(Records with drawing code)
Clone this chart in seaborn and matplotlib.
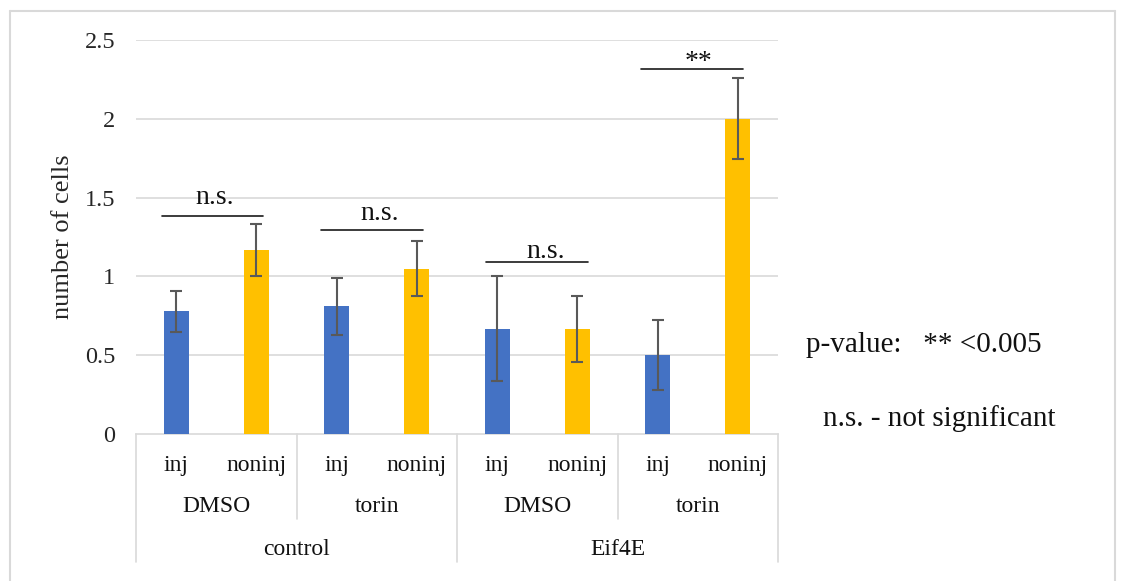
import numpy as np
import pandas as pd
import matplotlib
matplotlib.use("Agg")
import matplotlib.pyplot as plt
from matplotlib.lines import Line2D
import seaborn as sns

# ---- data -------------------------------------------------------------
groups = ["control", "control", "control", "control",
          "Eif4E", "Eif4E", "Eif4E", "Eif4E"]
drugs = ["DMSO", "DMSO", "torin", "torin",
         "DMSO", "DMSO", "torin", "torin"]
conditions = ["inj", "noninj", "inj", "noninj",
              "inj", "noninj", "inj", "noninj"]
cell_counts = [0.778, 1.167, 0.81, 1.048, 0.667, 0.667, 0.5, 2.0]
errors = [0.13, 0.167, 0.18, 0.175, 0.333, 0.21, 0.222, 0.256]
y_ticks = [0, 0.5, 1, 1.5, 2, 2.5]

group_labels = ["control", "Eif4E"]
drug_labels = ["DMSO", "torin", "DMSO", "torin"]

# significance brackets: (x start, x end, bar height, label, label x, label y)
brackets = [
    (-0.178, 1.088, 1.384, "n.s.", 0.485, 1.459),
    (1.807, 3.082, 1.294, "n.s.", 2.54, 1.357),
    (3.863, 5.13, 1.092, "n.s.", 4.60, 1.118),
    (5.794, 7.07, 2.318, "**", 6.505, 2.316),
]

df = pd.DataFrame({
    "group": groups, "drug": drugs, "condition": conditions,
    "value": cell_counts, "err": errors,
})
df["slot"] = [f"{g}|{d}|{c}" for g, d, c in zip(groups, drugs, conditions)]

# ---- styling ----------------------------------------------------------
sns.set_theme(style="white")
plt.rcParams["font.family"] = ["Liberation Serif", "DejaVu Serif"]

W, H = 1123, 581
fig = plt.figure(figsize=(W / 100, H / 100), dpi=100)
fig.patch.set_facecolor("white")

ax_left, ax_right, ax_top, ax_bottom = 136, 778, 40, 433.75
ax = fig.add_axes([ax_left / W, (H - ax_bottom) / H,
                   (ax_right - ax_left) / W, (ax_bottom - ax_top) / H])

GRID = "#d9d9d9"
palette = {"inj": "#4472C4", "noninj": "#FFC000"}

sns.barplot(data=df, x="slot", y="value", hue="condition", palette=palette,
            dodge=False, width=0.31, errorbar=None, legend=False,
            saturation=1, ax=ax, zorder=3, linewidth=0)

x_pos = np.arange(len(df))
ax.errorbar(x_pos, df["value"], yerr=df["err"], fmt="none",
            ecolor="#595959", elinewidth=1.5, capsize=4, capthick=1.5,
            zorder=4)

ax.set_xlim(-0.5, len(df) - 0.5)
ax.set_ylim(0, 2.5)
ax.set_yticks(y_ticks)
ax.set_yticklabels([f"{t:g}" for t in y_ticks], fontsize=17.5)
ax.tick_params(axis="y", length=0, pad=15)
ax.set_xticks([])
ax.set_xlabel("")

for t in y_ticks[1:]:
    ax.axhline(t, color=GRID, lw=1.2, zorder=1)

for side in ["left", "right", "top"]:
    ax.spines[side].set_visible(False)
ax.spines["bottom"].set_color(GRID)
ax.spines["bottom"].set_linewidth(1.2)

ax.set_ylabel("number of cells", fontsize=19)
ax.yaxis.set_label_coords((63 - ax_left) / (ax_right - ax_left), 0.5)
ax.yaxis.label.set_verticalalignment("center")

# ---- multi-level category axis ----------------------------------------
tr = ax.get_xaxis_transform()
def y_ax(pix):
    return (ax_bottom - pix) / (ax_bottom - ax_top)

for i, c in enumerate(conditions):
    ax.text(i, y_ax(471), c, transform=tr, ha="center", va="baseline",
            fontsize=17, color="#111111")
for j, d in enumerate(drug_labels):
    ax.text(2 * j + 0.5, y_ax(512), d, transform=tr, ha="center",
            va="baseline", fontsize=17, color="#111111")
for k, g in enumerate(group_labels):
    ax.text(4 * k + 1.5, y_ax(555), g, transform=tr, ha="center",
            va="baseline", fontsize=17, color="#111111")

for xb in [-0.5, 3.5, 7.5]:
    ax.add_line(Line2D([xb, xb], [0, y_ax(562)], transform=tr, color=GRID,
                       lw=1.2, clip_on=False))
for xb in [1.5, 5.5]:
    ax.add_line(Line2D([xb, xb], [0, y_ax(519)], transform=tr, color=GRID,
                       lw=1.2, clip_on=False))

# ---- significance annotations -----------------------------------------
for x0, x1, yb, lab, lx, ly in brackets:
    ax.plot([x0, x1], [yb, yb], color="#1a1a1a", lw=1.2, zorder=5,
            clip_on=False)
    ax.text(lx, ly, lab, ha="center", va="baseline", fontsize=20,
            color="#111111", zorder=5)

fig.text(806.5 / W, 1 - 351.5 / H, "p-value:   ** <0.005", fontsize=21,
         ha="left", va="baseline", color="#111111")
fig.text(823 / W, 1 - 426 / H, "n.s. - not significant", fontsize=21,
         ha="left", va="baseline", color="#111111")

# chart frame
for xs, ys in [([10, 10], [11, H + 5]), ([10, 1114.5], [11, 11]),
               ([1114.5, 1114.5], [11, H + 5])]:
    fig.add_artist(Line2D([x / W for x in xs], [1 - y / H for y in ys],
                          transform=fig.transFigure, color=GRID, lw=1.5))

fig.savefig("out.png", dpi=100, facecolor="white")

--

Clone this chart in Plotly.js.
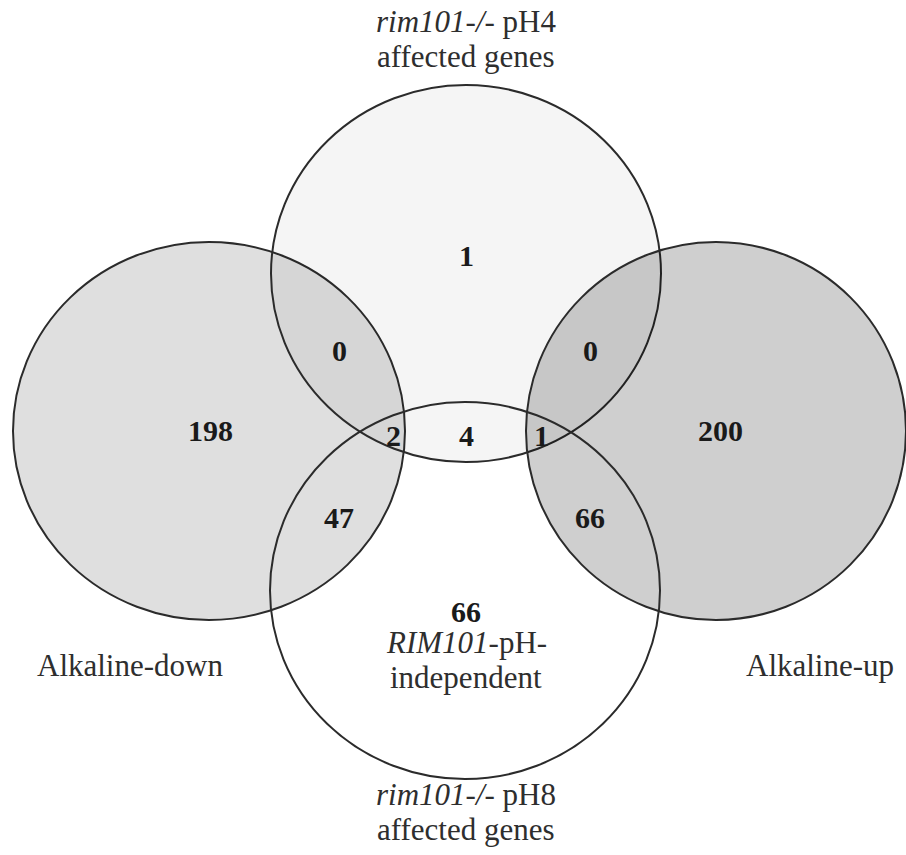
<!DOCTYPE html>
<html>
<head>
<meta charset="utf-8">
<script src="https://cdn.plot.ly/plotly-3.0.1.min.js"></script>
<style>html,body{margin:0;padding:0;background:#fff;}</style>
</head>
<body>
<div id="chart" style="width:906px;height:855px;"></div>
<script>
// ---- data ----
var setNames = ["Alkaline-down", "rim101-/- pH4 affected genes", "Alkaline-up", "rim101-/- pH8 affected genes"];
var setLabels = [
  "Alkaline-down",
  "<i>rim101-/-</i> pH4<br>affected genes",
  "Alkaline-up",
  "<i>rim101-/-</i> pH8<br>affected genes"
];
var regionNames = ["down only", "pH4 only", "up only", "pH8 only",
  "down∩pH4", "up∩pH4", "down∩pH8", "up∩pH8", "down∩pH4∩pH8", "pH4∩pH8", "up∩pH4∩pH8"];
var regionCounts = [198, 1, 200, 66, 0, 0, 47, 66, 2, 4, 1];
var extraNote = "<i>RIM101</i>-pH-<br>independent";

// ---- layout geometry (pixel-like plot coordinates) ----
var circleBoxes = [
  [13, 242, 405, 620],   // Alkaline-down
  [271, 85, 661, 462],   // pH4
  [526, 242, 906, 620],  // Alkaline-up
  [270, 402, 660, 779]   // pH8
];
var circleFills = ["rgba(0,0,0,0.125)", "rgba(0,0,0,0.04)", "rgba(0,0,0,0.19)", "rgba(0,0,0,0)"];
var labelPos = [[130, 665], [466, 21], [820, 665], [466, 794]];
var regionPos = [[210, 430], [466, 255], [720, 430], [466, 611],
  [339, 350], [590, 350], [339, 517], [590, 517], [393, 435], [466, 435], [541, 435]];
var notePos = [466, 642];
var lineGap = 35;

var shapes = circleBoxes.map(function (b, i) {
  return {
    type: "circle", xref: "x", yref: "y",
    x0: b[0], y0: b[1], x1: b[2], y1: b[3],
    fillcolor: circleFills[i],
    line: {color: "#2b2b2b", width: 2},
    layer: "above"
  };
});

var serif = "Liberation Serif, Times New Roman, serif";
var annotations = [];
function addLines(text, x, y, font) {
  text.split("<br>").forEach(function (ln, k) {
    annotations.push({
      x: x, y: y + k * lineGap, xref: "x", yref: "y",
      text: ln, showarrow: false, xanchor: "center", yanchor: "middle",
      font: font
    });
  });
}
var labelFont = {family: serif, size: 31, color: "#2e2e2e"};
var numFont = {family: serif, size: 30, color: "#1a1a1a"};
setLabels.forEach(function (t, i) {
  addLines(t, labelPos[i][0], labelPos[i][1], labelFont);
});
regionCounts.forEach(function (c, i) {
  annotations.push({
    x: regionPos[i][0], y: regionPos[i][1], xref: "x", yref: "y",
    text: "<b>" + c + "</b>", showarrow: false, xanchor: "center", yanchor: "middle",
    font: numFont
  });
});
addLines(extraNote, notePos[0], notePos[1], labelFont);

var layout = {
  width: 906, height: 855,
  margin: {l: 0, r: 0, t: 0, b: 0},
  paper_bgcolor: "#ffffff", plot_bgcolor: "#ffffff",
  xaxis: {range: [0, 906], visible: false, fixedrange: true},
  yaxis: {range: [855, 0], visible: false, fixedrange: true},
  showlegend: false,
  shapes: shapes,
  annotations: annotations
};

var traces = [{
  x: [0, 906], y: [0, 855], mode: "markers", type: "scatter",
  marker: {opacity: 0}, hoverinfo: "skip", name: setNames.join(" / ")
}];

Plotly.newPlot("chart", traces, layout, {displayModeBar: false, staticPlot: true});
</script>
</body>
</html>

* * *

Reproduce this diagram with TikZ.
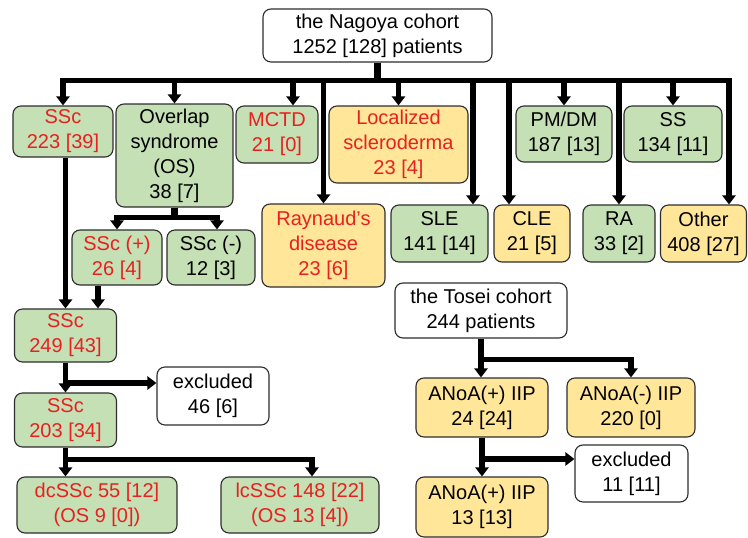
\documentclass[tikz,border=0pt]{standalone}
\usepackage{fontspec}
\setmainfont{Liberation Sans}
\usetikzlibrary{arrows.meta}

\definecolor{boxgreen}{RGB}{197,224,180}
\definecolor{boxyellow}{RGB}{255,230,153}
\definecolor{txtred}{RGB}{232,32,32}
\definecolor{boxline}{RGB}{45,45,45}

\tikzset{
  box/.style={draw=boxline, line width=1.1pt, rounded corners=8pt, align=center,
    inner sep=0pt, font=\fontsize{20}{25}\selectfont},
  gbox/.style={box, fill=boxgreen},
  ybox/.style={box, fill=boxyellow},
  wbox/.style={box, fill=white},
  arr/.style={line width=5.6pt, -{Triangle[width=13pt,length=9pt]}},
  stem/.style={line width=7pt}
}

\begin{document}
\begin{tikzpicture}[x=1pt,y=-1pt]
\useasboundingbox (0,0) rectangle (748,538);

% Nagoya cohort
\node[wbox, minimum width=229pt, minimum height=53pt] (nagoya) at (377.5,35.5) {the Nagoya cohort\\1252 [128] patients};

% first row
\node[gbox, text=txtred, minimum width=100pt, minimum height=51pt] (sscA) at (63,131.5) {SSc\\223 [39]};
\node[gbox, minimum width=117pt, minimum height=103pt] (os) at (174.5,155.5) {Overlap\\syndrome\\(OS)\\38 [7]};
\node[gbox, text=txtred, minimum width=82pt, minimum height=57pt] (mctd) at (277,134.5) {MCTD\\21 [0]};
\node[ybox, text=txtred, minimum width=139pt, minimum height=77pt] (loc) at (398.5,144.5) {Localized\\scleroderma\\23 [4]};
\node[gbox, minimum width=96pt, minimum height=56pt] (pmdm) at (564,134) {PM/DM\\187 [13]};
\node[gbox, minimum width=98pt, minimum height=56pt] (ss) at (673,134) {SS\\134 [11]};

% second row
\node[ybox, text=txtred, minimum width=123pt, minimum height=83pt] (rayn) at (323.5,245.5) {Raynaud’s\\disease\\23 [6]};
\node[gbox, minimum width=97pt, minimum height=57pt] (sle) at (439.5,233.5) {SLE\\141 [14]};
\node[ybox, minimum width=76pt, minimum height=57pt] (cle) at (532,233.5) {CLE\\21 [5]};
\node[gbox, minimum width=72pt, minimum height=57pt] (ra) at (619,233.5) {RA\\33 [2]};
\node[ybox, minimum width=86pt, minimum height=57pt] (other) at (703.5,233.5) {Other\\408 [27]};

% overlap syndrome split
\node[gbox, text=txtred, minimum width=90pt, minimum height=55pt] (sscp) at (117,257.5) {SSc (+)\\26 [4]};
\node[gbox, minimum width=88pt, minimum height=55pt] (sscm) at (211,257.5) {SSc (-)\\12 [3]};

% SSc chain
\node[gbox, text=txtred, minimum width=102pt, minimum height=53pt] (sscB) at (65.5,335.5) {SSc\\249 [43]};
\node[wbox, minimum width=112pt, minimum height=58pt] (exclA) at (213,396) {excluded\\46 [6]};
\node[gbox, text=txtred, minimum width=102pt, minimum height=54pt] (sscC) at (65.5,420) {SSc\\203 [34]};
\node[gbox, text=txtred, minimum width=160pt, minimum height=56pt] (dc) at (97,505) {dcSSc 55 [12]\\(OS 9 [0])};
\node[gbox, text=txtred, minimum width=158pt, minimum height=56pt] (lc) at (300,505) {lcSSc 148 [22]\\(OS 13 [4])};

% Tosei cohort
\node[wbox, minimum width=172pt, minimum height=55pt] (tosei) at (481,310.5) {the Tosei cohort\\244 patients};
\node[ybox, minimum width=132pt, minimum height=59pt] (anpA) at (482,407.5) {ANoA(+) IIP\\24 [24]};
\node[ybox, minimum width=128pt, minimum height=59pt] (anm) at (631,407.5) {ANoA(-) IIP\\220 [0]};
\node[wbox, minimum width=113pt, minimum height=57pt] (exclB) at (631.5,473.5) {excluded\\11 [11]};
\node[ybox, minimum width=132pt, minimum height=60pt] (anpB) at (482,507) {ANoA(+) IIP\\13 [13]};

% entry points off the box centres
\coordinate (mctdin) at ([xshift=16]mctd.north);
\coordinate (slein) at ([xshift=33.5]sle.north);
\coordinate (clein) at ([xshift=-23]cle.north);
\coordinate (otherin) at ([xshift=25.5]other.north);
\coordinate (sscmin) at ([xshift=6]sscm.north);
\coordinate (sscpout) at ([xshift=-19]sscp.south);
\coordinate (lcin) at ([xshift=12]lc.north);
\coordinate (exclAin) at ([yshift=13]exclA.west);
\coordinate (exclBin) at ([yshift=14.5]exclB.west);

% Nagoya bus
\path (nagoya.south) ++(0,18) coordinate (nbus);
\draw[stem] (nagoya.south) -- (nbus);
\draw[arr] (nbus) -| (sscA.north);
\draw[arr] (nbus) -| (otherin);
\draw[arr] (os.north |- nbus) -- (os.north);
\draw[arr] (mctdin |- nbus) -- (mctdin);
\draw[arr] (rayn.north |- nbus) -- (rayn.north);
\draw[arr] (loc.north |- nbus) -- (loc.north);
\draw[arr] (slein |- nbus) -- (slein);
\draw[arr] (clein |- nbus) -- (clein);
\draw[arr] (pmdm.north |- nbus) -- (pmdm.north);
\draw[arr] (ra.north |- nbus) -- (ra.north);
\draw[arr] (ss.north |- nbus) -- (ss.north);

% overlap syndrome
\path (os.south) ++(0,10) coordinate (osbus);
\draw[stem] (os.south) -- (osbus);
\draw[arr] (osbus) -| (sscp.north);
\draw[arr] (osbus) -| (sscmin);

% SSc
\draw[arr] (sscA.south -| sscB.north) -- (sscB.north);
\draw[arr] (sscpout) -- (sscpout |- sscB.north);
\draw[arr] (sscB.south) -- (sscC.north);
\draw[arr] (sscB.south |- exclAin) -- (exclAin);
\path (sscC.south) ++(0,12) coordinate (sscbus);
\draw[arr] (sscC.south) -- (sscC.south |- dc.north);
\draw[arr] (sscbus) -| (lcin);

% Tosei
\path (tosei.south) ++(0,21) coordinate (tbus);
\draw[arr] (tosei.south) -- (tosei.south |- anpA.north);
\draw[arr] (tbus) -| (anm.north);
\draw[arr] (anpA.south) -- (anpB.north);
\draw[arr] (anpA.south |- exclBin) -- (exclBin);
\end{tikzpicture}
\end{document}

◆ SHORT EXERCISE ◆
Copy the lines above exactly, starting at the one with "Clone this chart in seaborn and matplotlib." and ending at the one with "import seaborn as sns", both included. Leave out any pictures and add nothing else.

◆ CORRECT ANSWER ◆
Clone this chart in seaborn and matplotlib.
import numpy as np
import pandas as pd
import matplotlib
matplotlib.use("Agg")
import matplotlib.pyplot as plt
from matplotlib.lines import Line2D
import seaborn as sns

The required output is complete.